If you saw "Gross Indecency" at the Mark Taper Forum, you know that the trials of Oscar Wilde make up some of the most scintillating and highly dramatic subject matter ever to be borrowed from real life for the purpose of theater. A courtroom drama in which the English language's leading quip-meister is tried for sexual deviance is the kind of stuff movie moguls would drool over. And they are. Several motion pictures about the life of Wilde are in the offing, including "Wilde," starring Stephen Fry, due in May.
Wilde mania is upon us. With a little Wildean Web surfing, one can access a blizzard of bon mots in the most modern of manners.
"Gross Indecency" fuses together reams and reams of primary documents concerning "the trial of the century." A closer look at some of the documentation is on hand at http://www.jonno.com/oscariana/, a clickable walk-through exhibit called "Oscariana." The site provides words, letters and articles that illustrate Wilde's downward spiral from fame to infamy. His brazen affection for Lord Alfred Douglas resulted in Douglas' father, the Marquis of Queensberry, accusing Wilde of sodomy.
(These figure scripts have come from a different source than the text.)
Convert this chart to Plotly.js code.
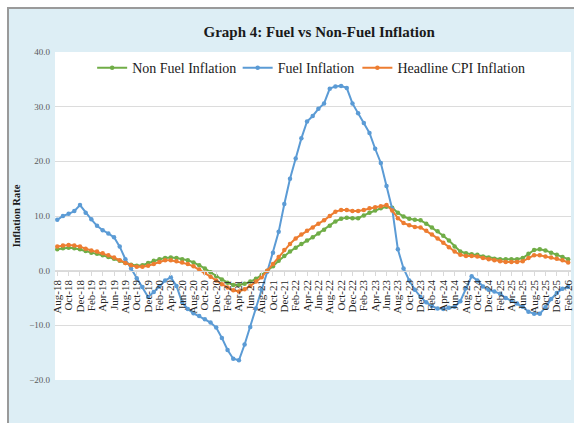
<!DOCTYPE html>
<html>
<head>
<meta charset="utf-8">
<script src="https://cdn.plot.ly/plotly-3.0.1.min.js"></script>
<style>
  html, body { margin: 0; padding: 0; background: #ffffff; overflow: hidden; }
  #frame { position: absolute; left: 7px; top: 7px; width: 620px; height: 460px;
           background: #ddeef5; border-left: 2px solid #9a9a9a; border-top: 2px solid #9a9a9a; }
  #chart { position: absolute; left: 0; top: 0; width: 574px; height: 423px; }
</style>
</head>
<body>
<div id="frame"></div>
<div id="chart"></div>
<script>
const months = [
  "Aug-18","Sep-18","Oct-18","Nov-18","Dec-18",
  "Jan-19","Feb-19","Mar-19","Apr-19","May-19","Jun-19","Jul-19","Aug-19","Sep-19","Oct-19","Nov-19","Dec-19",
  "Jan-20","Feb-20","Mar-20","Apr-20","May-20","Jun-20","Jul-20","Aug-20","Sep-20","Oct-20","Nov-20","Dec-20",
  "Jan-21","Feb-21","Mar-21","Apr-21","May-21","Jun-21","Jul-21","Aug-21","Sep-21","Oct-21","Nov-21","Dec-21",
  "Jan-22","Feb-22","Mar-22","Apr-22","May-22","Jun-22","Jul-22","Aug-22","Sep-22","Oct-22","Nov-22","Dec-22",
  "Jan-23","Feb-23","Mar-23","Apr-23","May-23","Jun-23","Jul-23","Aug-23","Sep-23","Oct-23","Nov-23","Dec-23",
  "Jan-24","Feb-24","Mar-24","Apr-24","May-24","Jun-24","Jul-24","Aug-24","Sep-24","Oct-24","Nov-24","Dec-24",
  "Jan-25","Feb-25","Mar-25","Apr-25","May-25","Jun-25","Jul-25","Aug-25","Sep-25","Oct-25","Nov-25","Dec-25",
  "Jan-26","Feb-26"
];

const tickLabels = [
  "Aug-18","Oct-18","Dec-18","Feb-19","Apr-19","Jun-19","Aug-19","Oct-19","Dec-19",
  "Feb-20","Apr-20","Jun-20","Aug-20","Oct-20","Dec-20","Feb-21","Apr-21","Jun-21","Aug-21","Oct-21","Dec-21",
  "Feb-22","Apr-22","Jun-22","Aug-22","Oct-22","Dec-22","Feb-23","Apr-23","Jun-23","Aug-23","Oct-23","Dec-23",
  "Feb-24","Apr-24","Jun-24","Aug-24","Oct-24","Dec-24","Feb-25","Apr-25","Jun-25","Aug-25","Oct-25","Dec-25",
  "Feb-26"
];

const nonFuelInflation = [
  3.9, 4.1, 4.2, 4.1, 3.9, 3.6, 3.3, 3.1, 2.8, 2.5,
  2.2, 1.8, 1.4, 1.1, 0.9, 1.0, 1.4, 1.8, 2.1, 2.3,
  2.4, 2.3, 2.1, 1.9, 1.5, 1.0, 0.4, -0.3, -1.0, -1.6,
  -2.2, -2.6, -2.6, -2.4, -2.0, -1.5, -0.8, 0.0, 0.8, 1.8,
  2.7, 3.5, 4.2, 4.9, 5.5, 6.1, 6.8, 7.5, 8.2, 9.0,
  9.5, 9.7, 9.6, 9.6, 10.1, 10.6, 11.0, 11.4, 11.7, 11.5,
  10.6, 9.9, 9.5, 9.3, 9.2, 8.6, 7.9, 7.2, 6.4, 5.5,
  4.4, 3.5, 3.2, 3.0, 2.9, 2.6, 2.4, 2.2, 2.1, 2.1,
  2.1, 2.1, 2.3, 3.1, 3.8, 3.9, 3.7, 3.3, 2.9, 2.5,
  2.1
];

const fuelInflation = [
  9.3, 10.0, 10.4, 10.9, 12.0, 10.6, 9.4, 8.2, 7.4, 6.8,
  6.1, 4.4, 2.1, 0.4, -1.4, -3.0, -4.8, -3.9, -2.9, -1.8,
  -1.2, -2.8, -5.8, -7.0, -7.8, -8.3, -8.9, -9.5, -10.4, -12.3,
  -14.5, -16.1, -16.4, -13.5, -10.3, -6.9, -3.5, -0.2, 3.3, 7.1,
  12.2, 16.8, 20.5, 24.2, 27.3, 28.3, 29.6, 30.6, 33.3, 33.7,
  33.8, 33.4, 30.6, 28.8, 27.0, 25.2, 22.3, 19.7, 15.5, 11.3,
  3.9, 0.4, -1.8, -3.5, -4.8, -5.8, -6.5, -6.9, -7.0, -6.8,
  -6.6, -5.6, -3.2, -1.0, -1.8, -2.9, -3.5, -3.8, -4.2, -5.0,
  -5.5, -6.0, -6.6, -7.5, -7.9, -7.9, -6.7, -5.2, -4.1, -3.3,
  -3.0
];

const headlineCPI = [
  4.4, 4.6, 4.7, 4.6, 4.4, 4.0, 3.7, 3.5, 3.2, 2.8,
  2.4, 1.9, 1.4, 1.0, 0.7, 0.7, 0.9, 1.2, 1.6, 1.9,
  1.9, 1.7, 1.5, 1.2, 0.8, 0.2, -0.4, -1.1, -1.8, -2.5,
  -3.1, -3.6, -3.8, -3.4, -2.8, -2.0, -1.2, 0.0, 1.2, 2.5,
  3.8, 4.9, 5.9, 6.6, 7.3, 7.9, 8.6, 9.2, 10.0, 10.8,
  11.1, 11.1, 10.9, 10.9, 11.1, 11.4, 11.6, 11.8, 12.0, 11.0,
  9.6, 8.7, 8.3, 8.0, 7.9, 7.3, 6.6, 5.9, 5.1, 4.3,
  3.5, 2.9, 2.7, 2.7, 2.6, 2.3, 2.1, 1.9, 1.7, 1.6,
  1.6, 1.6, 1.7, 2.3, 2.8, 2.8, 2.6, 2.4, 2.2, 1.9,
  1.5
];

const serif = "Liberation Serif, Times New Roman, serif";

function series(name, y, color, legendId) {
  return {
    type: "scatter", mode: "lines+markers", name: name,
    x: months, y: y, legend: legendId,
    line: { color: color, width: 2 },
    marker: { color: color, size: 4.5, symbol: "circle" }
  };
}

const traces = [
  series("Non Fuel Inflation", nonFuelInflation, "#70ad47", "legend"),
  series("Fuel Inflation", fuelInflation, "#5b9bd5", "legend2"),
  series("Headline CPI Inflation", headlineCPI, "#ed7d31", "legend3")
];

function legendAt(x) {
  return {
    orientation: "h", x: x, y: 0.951, xanchor: "left", yanchor: "middle",
    font: { family: serif, size: 14, color: "#1a1a1a" },
    bgcolor: "rgba(0,0,0,0)", itemwidth: 30
  };
}

const layout = {
  width: 574, height: 423,
  margin: { l: 55, r: 3, t: 52, b: 43, pad: 0 },
  paper_bgcolor: "rgba(0,0,0,0)",
  plot_bgcolor: "#ffffff",
  showlegend: true,
  title: {
    text: "<b>Graph 4: Fuel vs Non-Fuel Inflation</b>",
    font: { family: serif, size: 15, color: "#1a1a1a" },
    xref: "container", yref: "container",
    x: 0.556, y: 0.924, xanchor: "center", yanchor: "middle"
  },
  legend: legendAt(0.072),
  legend2: legendAt(0.354),
  legend3: legendAt(0.586),
  xaxis: {
    type: "category",
    range: [-0.4, 90.5],
    anchor: "free", position: 1/3,
    tickmode: "array", tickvals: tickLabels,
    tickangle: -90,
    tickfont: { family: serif, size: 11, color: "#262626" },
    showgrid: false, zeroline: false,
    showline: true, linecolor: "#d9d9d9", linewidth: 1,
    ticks: "outside", ticklen: 4, tickcolor: "#d9d9d9",
    automargin: false
  },
  yaxis: {
    range: [-20, 40], dtick: 10, tick0: 0,
    tickformat: ".1f",
    tickfont: { family: serif, size: 9, color: "#595959" },
    ticklabelstandoff: 4,
    showgrid: true, gridcolor: "#dcdcdc", gridwidth: 1,
    zeroline: false, showline: false, ticks: "",
    automargin: false,
    title: {
      text: "<b>Inflation Rate</b>",
      font: { family: serif, size: 10.5, color: "#1a1a1a" },
      standoff: 6
    }
  }
};

Plotly.newPlot("chart", traces, layout, { displayModeBar: false, staticPlot: true });
</script>
</body>
</html>
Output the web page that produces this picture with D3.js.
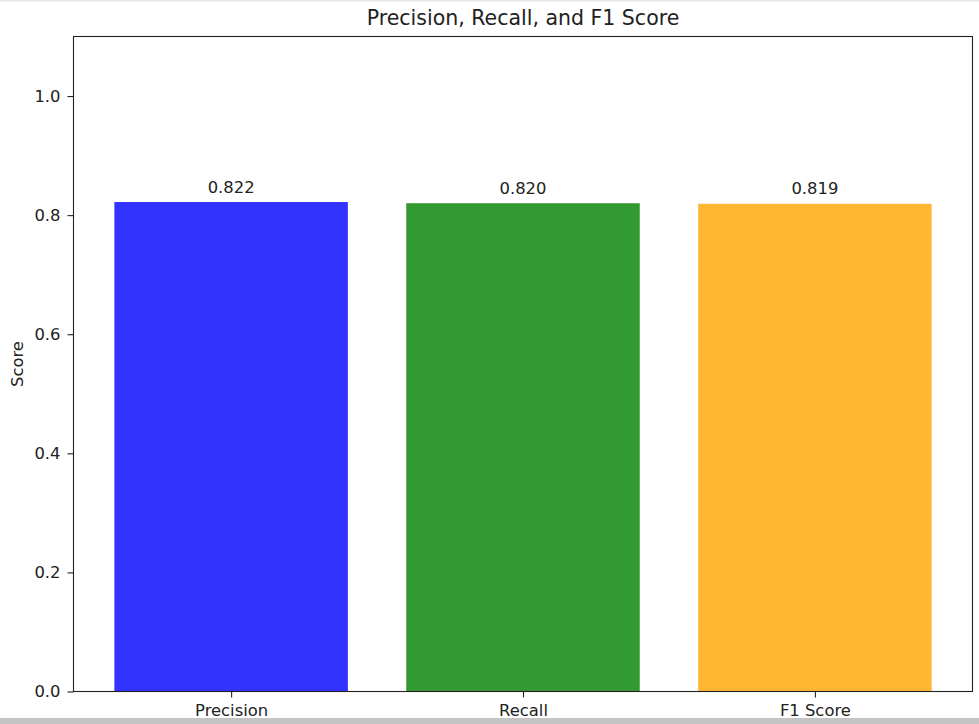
<!DOCTYPE html>
<html><head><meta charset="utf-8">
<script src="https://cdn.jsdelivr.net/npm/d3@7"></script>
<style>html,body{margin:0;padding:0;background:#fff;overflow:hidden}</style>
</head><body>
<svg id="c" width="979" height="724"></svg>
<script>
const categories = ["Precision", "Recall", "F1 Score"];
const values = [0.822, 0.820, 0.819];
const labels = ["0.822", "0.820", "0.819"];
const colors = ["#3333ff", "#339933", "#ffb733"];
const yTicks = [0.0, 0.2, 0.4, 0.6, 0.8, 1.0];

const svg = d3.select("#c");
const font = "DejaVu Sans, sans-serif";
const fs = "16.4px";
const L = 73.5, R = 972.5, T = 36.5, B = 691.5;

svg.append("rect").attr("x",0).attr("y",0).attr("width",979).attr("height",1.5).attr("fill","#e6e6e6");

const x = d3.scaleLinear().domain([-0.54, 2.54]).range([L, R]);
const y = d3.scaleLinear().domain([0, 1.1]).range([B, T]);
const bw = x(0.4) - x(0);

svg.selectAll("rect.bar").data(values).enter().append("rect")
  .attr("class","bar")
  .attr("x",(d,i)=>x(i)-bw)
  .attr("width",2*bw)
  .attr("y",d=>y(d))
  .attr("height",d=>y(0)-y(d))
  .attr("fill",(d,i)=>colors[i]);

svg.selectAll("text.val").data(values).enter().append("text")
  .attr("x",(d,i)=>x(i)).attr("y",d=>y(d)-9.5)
  .attr("text-anchor","middle").attr("font-family",font).attr("font-size",fs)
  .attr("fill","#222").text((d,i)=>labels[i]);

const yAxis = d3.axisLeft(y).tickValues(yTicks).tickFormat(d3.format(".1f")).tickSize(6).tickPadding(7);
const gy = svg.append("g").attr("transform",`translate(${L},0)`).call(yAxis);
gy.select(".domain").remove();
gy.selectAll("text").attr("font-family",font).attr("font-size",fs).attr("fill","#222");
gy.selectAll("line").attr("stroke","#222").attr("stroke-width",1.1);

const xAxis = d3.axisBottom(x).tickValues([0,1,2]).tickFormat((d)=>categories[d]).tickSize(6).tickPadding(7);
const gx = svg.append("g").attr("transform",`translate(0,${B})`).call(xAxis);
gx.select(".domain").remove();
gx.selectAll("text").attr("font-family",font).attr("font-size",fs).attr("fill","#222");
gx.selectAll("line").attr("stroke","#222").attr("stroke-width",1.1);

svg.append("rect").attr("x",L).attr("y",T).attr("width",R-L).attr("height",B-T)
  .attr("fill","none").attr("stroke","#222").attr("stroke-width",1.1);

svg.append("text").attr("x",(L+R)/2).attr("y",25).attr("text-anchor","middle")
  .attr("font-family",font).attr("font-size","20.5px").attr("fill","#222")
  .text("Precision, Recall, and F1 Score");

svg.append("text").attr("transform",`translate(23,${(T+B)/2}) rotate(-90)`)
  .attr("text-anchor","middle").attr("font-family",font).attr("font-size",fs).attr("fill","#222")
  .text("Score");

svg.append("rect").attr("x",0).attr("y",718).attr("width",979).attr("height",6).attr("fill","#c4c4c4");
</script>
</body></html>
At his lover's urging, Wilde sued the marquis; Wilde lost and that led to his imprisonment for debauchery and, as the show says, gross indecency.
If you're less interested in the chronology and more interested in mirth, go to the Random Oscar Wilde Quote Generator at http:// www.jonno.com/oscariana/oscar.cgi. Visit frequently for a bit of wit that is apropos to nothing at all.
Or if you want the quip to come to you, download the Oscar Wilde screen saver from http://www.genetrix.com/wilde.html. The shareware screen saver offers 400 quips and quotes from the master wit.
Yet another quote generator at http://shiftcontrol.com/archive/special/archive49/oscarGenerator/ oscar.html allows you to fashion your own Wilde-esque quips by choosing one from a Column A ("love and loss," "society," "pleasure and excess") and one from Column B ("a liar," "cynical," "useless") and plugging them into this sentence: "When it comes to______, I am ____." Merriment ensues.
At the click of a mouse, British actor Stephen Fry will read to you from Wilde's works at http://www.oscarwilde.com/. The site, which promotes the upcoming movie, also features a quiz with which you can test your Oscar Quotient.
"Reading Wilde, Querying Spaces" is the name of a New York University exhibition commemorating the 100th anniversary of the trials of Oscar Wilde. The online exhibit at http://www.nyu.edu/library/bobst/research/fales/exhibits/wilde/00main.htm draws on the university's extensive holdings of first editions, autographed letters, photographs, periodicals and ephemera.
Though many sites provide scholarly analysis of the writer's work as well as the context of Victorian society, kookier fans might prefer to visit http://www.xs4all.nl/~wichm/oswilde.html, which contains a sound file purported to be the voice of the deceased Oscar Wilde as communicated via a 1962 seance.
For a link-laden site bursting with Wilde URLs, head to the World-Wide Wilde Web at http://www.showgate.com/tots/gross/wildeweb.html. There you'll find links to online editions of his plays, stories and poetry as well as links to photo galleries.
Brush up on your Wilde, for this maxim-happy dandy will soon be all the rage.